## Title

4 posts / 0 new
chemistrysubjec...
Offline
Joined: 10/06/2007 - 22:31
Posts: 347
chemistrysubjec...
Offline
Joined: 10/06/2007 - 22:31
Posts: 347

How do you calculate reating masses?

I would use moles. for instance if you have 24 g of carbon and burn it, the equation is
C + O2 > CO2 (sorry can't do superscript and subscripts in this package).

RAM of carbon is 12 so 24 g is two moles.

Equation tells you one mole of carbon goes with one mole of oxygen to make one mole of carbon dioxide.

SO, two moles of carbon will make two moles of carbon dioxide. One mole of carbon dioxide is 44 g (Mr is 12 + 16 + 16).

SO, two moles of carbon dioxide has a mass of 88 g.

Energy cycles

Try to tell the story of the reaction.

methane + oxygen > carbon dioxide +water
CH4 + 2 O2 > CO2 + 2 H2O

If you start from the elements in their standard states and use them to make the substances in the equation (these are called the enthalpy change of formation), the difference between the energy given out by making the (methane and oxygen) and making the (carbon dioxide and water) is the energy change during the reaction.

Elements to CH4 and 2 O2 = X

Elements to CO2 and 2 H2O = Y

Energy change = Y - X

Watch out for the multipliers (since there are two mkoles of oxygen and two moles of carbon dioxide) and watchgnout for the negative numbers.

Alternatively you can do it by bond energy calculation.

Find the total energy required to break the bonds on the LHS. Call this A.

Find the total energy released when the bonds are formed on the RHS. Call this B.
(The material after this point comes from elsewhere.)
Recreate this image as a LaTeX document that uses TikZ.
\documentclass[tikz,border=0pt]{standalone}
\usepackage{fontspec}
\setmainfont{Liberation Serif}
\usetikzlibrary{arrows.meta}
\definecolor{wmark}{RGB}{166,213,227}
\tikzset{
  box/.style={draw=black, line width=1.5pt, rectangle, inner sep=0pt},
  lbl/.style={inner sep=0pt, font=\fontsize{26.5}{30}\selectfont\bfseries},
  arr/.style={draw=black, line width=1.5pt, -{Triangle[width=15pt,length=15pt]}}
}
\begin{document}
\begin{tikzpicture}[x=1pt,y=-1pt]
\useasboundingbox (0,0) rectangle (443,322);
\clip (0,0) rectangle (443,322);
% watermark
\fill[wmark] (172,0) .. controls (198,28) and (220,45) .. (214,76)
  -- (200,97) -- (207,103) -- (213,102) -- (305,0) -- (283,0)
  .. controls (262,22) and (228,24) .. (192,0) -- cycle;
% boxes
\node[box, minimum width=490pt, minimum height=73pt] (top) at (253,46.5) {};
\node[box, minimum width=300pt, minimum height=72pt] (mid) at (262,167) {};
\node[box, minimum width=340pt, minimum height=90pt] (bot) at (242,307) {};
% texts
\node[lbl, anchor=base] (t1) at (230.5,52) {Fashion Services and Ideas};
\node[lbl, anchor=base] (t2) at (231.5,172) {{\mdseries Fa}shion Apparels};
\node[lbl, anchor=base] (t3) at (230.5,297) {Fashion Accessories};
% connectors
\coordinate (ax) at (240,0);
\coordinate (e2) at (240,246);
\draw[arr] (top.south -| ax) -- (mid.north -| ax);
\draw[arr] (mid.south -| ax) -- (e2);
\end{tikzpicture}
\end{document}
Energy change in the reaction is A - B. If the energy released by the bonds being formed on RHS is larger than the energy required to break the bonds on the LHS, the reaction is exothermic and the sign for the energy change is negative.

Hess's Law says that the energy change during a reaction is the same no matter which route the reaction takes.

In other words, then enrgy change for a two step reaction is the same as the energy change for each of the steps added together. Like all the best laws, it is common sense.

Link between equilibrium data and kinetic data.

A bit complicated but....

At equilibrium the rate of the forward reaction = the rate of the backward reaction.

As an example,for the equilibrium between
A + B and C + D
Rate forward = kf x [A] x [B]
Rate backward = kb x [C] x [D]

If both rates are the same,
kf x [A] x [B]=kb x [C] x [D]

SO if we get both the rate constants together,

kf / kb = {[C] x [D]} / {[A] x [B]}

If we call the ratio of the rate constants "Kc", we have the well known expression for equilibrium constant.

Hope this helps. It is difficult to do this very quickly but I know you are in a rush for your exam.

If it helps, great. If not, come back on the site and explain step by step what you find difficult (and which exam you are heading for) and I will try to help you more slowly and carefully.

Emily222115
Offline
Joined: 08/01/2009 - 17:39
Posts: 2

Thank - you very much!

It was kind of you to spend time helping me.

I understood everything and it helped me very much in my exam.

:D

chemistrysubjec...
Offline
Joined: 10/06/2007 - 22:31
Posts: 347

Glad it helped. If there is anything else that you need help with, please get back online and I will try to help you.